# RECORDS FOR PROCESSING:
/---

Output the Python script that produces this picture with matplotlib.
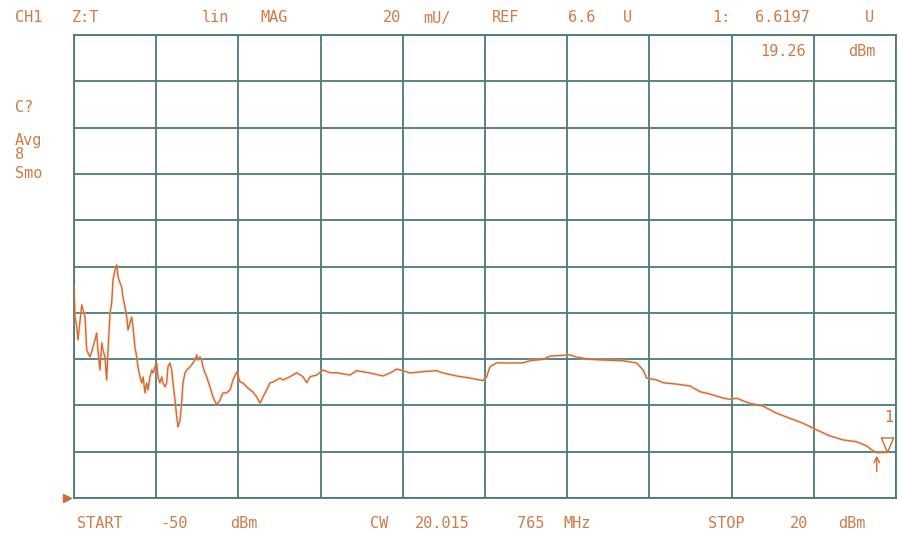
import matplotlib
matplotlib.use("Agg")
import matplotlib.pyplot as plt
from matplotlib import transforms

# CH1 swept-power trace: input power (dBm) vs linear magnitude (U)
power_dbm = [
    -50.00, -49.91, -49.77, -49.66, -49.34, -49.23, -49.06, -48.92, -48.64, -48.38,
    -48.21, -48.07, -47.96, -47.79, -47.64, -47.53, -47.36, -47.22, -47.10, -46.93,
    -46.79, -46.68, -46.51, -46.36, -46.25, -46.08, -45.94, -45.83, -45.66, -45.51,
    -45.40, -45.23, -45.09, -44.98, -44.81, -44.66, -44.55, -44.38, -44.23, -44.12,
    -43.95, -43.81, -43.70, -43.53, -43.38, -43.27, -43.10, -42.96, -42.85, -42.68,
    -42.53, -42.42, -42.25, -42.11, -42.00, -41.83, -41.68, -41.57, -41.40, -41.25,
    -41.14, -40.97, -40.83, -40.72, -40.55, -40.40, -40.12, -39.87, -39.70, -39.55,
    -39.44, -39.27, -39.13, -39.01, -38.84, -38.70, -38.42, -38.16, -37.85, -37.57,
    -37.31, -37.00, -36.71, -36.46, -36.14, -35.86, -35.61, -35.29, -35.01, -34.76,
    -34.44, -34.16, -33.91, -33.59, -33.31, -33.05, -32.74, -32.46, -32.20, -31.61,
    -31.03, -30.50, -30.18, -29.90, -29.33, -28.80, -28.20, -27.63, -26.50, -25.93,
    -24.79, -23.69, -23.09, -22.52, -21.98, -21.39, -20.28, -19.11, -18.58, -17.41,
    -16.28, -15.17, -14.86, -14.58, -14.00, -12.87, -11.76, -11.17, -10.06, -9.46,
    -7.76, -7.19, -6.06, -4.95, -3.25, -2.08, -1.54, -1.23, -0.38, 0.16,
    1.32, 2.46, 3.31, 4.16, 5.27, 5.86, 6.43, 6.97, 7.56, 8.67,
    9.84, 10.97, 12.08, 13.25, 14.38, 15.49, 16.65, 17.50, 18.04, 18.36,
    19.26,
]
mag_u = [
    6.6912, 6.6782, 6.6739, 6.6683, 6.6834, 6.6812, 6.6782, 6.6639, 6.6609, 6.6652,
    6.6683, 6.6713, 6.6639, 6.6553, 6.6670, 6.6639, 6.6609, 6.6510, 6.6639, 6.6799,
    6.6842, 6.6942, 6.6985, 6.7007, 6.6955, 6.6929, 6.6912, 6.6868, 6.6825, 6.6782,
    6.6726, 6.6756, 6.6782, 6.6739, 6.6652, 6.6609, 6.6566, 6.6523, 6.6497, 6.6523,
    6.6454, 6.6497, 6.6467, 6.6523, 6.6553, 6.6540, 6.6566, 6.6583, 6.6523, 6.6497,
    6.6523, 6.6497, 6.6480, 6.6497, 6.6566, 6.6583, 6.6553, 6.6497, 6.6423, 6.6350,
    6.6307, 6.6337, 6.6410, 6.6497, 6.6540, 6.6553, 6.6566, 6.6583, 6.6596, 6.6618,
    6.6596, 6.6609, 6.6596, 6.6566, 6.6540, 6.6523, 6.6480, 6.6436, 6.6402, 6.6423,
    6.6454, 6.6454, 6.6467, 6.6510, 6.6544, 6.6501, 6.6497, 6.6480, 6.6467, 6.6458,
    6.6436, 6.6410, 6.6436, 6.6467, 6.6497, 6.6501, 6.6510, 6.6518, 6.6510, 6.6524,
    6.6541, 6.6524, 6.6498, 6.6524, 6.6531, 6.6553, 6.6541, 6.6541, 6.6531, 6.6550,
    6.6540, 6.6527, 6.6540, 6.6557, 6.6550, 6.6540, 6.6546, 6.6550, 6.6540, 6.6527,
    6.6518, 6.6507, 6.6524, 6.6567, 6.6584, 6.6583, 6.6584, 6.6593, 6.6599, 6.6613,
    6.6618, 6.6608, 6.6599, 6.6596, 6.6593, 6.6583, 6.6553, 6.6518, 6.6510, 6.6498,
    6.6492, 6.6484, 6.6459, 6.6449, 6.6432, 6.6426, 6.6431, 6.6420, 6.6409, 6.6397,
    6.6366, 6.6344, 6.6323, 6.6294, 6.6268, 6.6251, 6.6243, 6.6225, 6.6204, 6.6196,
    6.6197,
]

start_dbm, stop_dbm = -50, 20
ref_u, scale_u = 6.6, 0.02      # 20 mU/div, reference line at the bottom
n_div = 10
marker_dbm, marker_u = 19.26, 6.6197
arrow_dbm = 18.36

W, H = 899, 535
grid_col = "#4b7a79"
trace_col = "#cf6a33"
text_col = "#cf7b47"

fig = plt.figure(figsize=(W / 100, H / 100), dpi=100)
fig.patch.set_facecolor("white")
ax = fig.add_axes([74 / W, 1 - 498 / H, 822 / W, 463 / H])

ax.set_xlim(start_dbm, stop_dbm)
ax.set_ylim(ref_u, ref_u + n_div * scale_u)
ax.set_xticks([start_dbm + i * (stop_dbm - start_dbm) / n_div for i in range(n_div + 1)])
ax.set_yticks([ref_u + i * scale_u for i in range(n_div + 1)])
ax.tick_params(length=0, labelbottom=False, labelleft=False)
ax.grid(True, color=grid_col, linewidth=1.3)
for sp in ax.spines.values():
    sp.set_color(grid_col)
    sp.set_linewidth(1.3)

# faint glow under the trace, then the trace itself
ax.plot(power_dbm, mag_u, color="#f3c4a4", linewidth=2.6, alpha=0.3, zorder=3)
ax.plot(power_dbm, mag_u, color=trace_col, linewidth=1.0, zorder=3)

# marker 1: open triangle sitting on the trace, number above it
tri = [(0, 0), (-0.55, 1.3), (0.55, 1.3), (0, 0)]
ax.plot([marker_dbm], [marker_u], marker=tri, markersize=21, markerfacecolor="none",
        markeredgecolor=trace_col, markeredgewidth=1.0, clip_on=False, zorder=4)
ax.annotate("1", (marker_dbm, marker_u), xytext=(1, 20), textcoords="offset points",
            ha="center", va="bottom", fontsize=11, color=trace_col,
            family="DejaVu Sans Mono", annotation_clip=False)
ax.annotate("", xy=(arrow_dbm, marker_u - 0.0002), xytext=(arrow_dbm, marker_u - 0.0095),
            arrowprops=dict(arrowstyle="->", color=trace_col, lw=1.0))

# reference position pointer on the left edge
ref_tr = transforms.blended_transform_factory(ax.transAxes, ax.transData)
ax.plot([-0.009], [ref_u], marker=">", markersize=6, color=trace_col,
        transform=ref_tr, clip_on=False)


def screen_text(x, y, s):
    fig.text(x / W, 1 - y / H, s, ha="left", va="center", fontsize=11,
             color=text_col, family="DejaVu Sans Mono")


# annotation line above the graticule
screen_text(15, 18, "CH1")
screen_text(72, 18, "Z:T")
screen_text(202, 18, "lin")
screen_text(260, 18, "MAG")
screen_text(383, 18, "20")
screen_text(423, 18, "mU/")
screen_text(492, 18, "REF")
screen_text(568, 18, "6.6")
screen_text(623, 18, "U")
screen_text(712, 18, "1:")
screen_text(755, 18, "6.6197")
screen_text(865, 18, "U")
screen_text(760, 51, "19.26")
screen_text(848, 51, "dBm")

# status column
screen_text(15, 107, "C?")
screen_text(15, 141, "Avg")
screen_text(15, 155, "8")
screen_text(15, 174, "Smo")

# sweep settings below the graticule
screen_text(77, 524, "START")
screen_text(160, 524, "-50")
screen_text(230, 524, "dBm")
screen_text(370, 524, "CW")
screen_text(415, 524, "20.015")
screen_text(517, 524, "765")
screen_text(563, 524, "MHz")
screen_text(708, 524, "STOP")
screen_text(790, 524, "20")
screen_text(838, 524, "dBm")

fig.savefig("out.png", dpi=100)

\---
/---

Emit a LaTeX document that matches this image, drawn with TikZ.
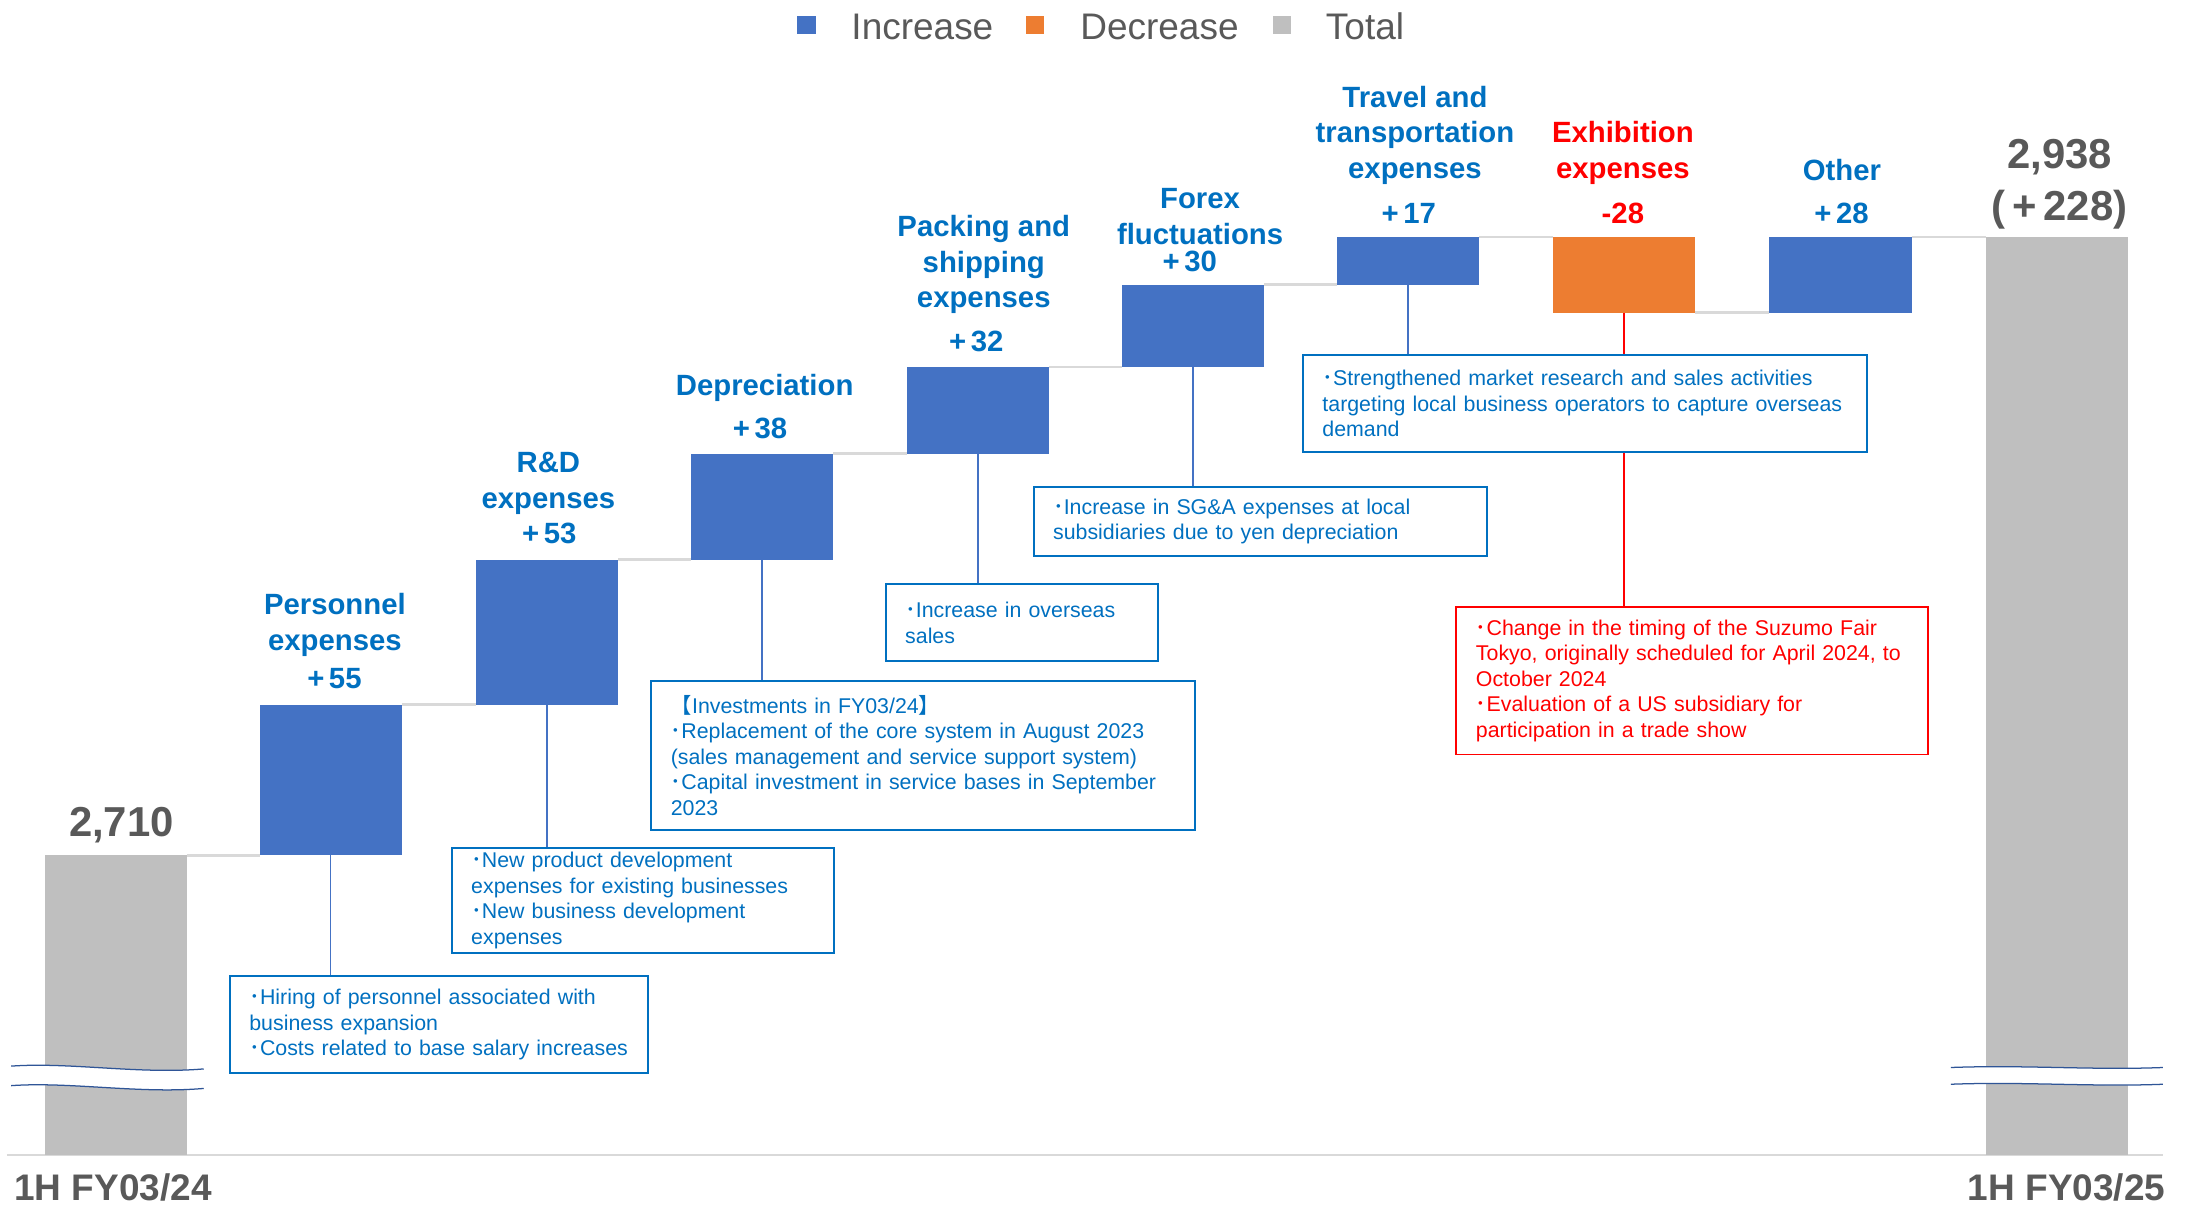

\---

# WRITTEN TASK:
Skip every picture. Repeat the lines from the one with "Output the Python" through the one with "from matplotlib import transforms", both ends included.

# SOLUTION BELOW:
Output the Python script that produces this picture with matplotlib.
import matplotlib
matplotlib.use("Agg")
import matplotlib.pyplot as plt
from matplotlib import transforms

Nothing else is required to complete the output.